The third layer focuses squarely on what executive committees and compliance officers see. Regulators are increasingly asking specific questions about who approved which model version for which decision path. Traditional slide decks built right before an audit are no longer sufficient. Instead, organizations need dynamic dashboards tied directly to incident management systems and CI metadata.
If an auditor asks why a particular loan application was rejected on a specific Tuesday in October, your systems must be able to exactly pinpoint the version of the evaluation model in use, the specific vendor API endpoint it called, and the exact model card data available at that time. If you cannot answer that query in minutes, you are already falling precariously behind the supervisory curve.
Legal teams must work closely with engineering leaders to establish update windows. Instead of allowing vendor APIs to update silently at any time, contracts should negotiate specified maintenance windows. During these windows, automated validation test suites should run extensively to ensure that the new underlying infrastructure meets the exact same safety thresholds as the previous version.

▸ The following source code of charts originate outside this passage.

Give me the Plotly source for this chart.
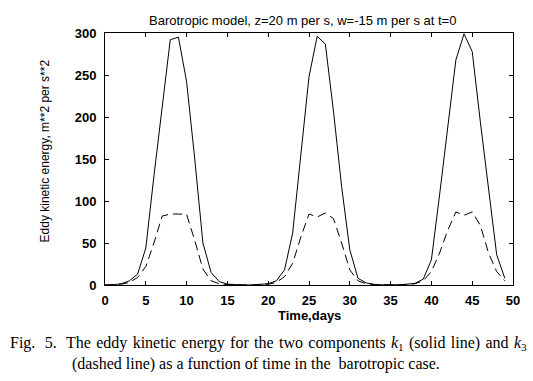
import plotly.graph_objects as go

time_days = list(range(0, 50))

k1_energy = [0, 0.3, 1.5, 5, 13, 44, 130, 212, 292, 295,
             242, 150, 50, 15, 4, 1, 0.3, 0, 0.1, 0.5,
             1.5, 5, 18, 62, 157, 248, 296, 287, 207, 117,
             42, 8, 2.5, 0.8, 0.2, 0, 0.3, 1, 2, 7,
             30, 107, 185, 268, 299, 278, 194, 113, 36, 8]

k3_energy = [0, 0.1, 1, 3, 9, 22, 50, 82, 84.5, 84.5,
             84, 53, 19, 5, 1.5, 0.5, 0.1, 0, 0, 0.3,
             1, 3, 10, 26, 57, 84.5, 81, 85.7, 79, 50,
             18, 5, 1.5, 0.5, 0.1, 0, 0.1, 0.5, 1.5, 5,
             16, 38, 65, 87, 83, 87, 71, 38, 16, 5]

x_ticks = [0, 5, 10, 15, 20, 25, 30, 35, 40, 45, 50]
y_ticks = [0, 50, 100, 150, 200, 250, 300]

title_text = "Barotropic model, z=20 m per s, w=-15 m per s at t=0"
x_title = "Time,days"
y_title = "Eddy kinetic energy, m**2 per s**2"
sp = " &#8202;"
caption_1 = ("Fig.&nbsp;" + sp + "5.&nbsp;" + sp +
             sp.join(["The", "eddy", "kinetic", "energy", "for", "the", "two", "components",
                      "<i>k</i><sub>1</sub>", "(solid", "line)", "and", "<i>k</i><sub>3</sub>"]))
caption_2 = "(dashed line) as a function of time in the&nbsp;&nbsp;barotropic case."

fig = go.Figure()
fig.add_trace(go.Scatter(x=time_days, y=k1_energy, mode="lines",
                         line=dict(color="black", width=1), showlegend=False))
fig.add_trace(go.Scatter(x=time_days, y=k3_energy, mode="lines",
                         line=dict(color="black", width=1, dash="9px,5px"), showlegend=False))

sans = "Liberation Sans, Arial, sans-serif"
axis_font = dict(family=sans, size=12, color="black")
tick_font = dict(family=sans, size=13, color="black", weight="bold")

fig.update_layout(
    width=533, height=381,
    margin=dict(l=105, r=20, t=33, b=96),
    paper_bgcolor="white", plot_bgcolor="white",
    font=axis_font,
    xaxis=dict(range=[0, 50], tickvals=x_ticks, ticks="inside", ticklen=4,
               tickcolor="black", showline=True, linecolor="black", linewidth=1,
               mirror="ticks", showgrid=False, zeroline=False, tickfont=tick_font,
               ticklabelstandoff=3),
    yaxis=dict(range=[0, 300], tickvals=y_ticks, ticks="inside", ticklen=4,
               tickcolor="black", showline=True, linecolor="black", linewidth=1,
               mirror="ticks", showgrid=False, zeroline=False, tickfont=tick_font,
               ticklabelstandoff=5),
)

fig.add_annotation(text=title_text, xref="paper", yref="paper", x=0.485, y=1.0,
                   yshift=13, showarrow=False, font=dict(size=13, family=sans),
                   xanchor="center", yanchor="middle")
fig.add_annotation(text=x_title, xref="paper", yref="paper", x=0.5, y=0,
                   yshift=-30, showarrow=False,
                   font=dict(family=sans, size=13, color="black", weight="bold"),
                   xanchor="center", yanchor="middle")
fig.add_annotation(text=y_title, xref="paper", yref="paper", x=0, y=0.53,
                   xshift=-60, showarrow=False, font=axis_font, textangle=-90,
                   xanchor="center", yanchor="middle")
serif = dict(family="Liberation Serif, Times New Roman, serif", size=16, color="black")
fig.add_annotation(text=caption_1, xref="paper", yref="paper", x=0, y=0,
                   xshift=-97, yshift=-58, showarrow=False, font=serif,
                   xanchor="left", yanchor="middle")
fig.add_annotation(text=caption_2, xref="paper", yref="paper", x=0, y=0,
                   xshift=-35, yshift=-79, showarrow=False, font=serif,
                   xanchor="left", yanchor="middle")

fig.write_html("out.html", config={"displayModeBar": False},
               post_script="document.body.style.margin='0';")
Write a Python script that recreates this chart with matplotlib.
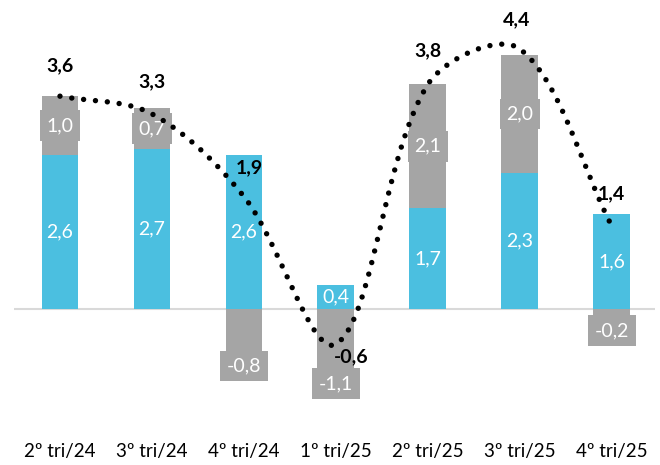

Vendor attestations must be digitally signed and stored in immutable logs. The concept of a Software Bill of Materials (SBOM) is now actively evolving into an AI Bill of Materials (AIBOM). An AIBOM lists not just software libraries, but the distinct datasets used for foundation training, the secondary datasets used for reinforcement learning, and the precise safety alignment protocols utilized.
Ultimately, AI supply chain governance is not about slowing down innovation. It is about creating a paved road where data scientists can experiment safely and rapidly. By programmaticizing vendor trust and enforcing rigorous technical layers of validation, regulated enterprises can confidently deploy highly advanced AI systems while fully satisfying even the most stringent regulatory bodies.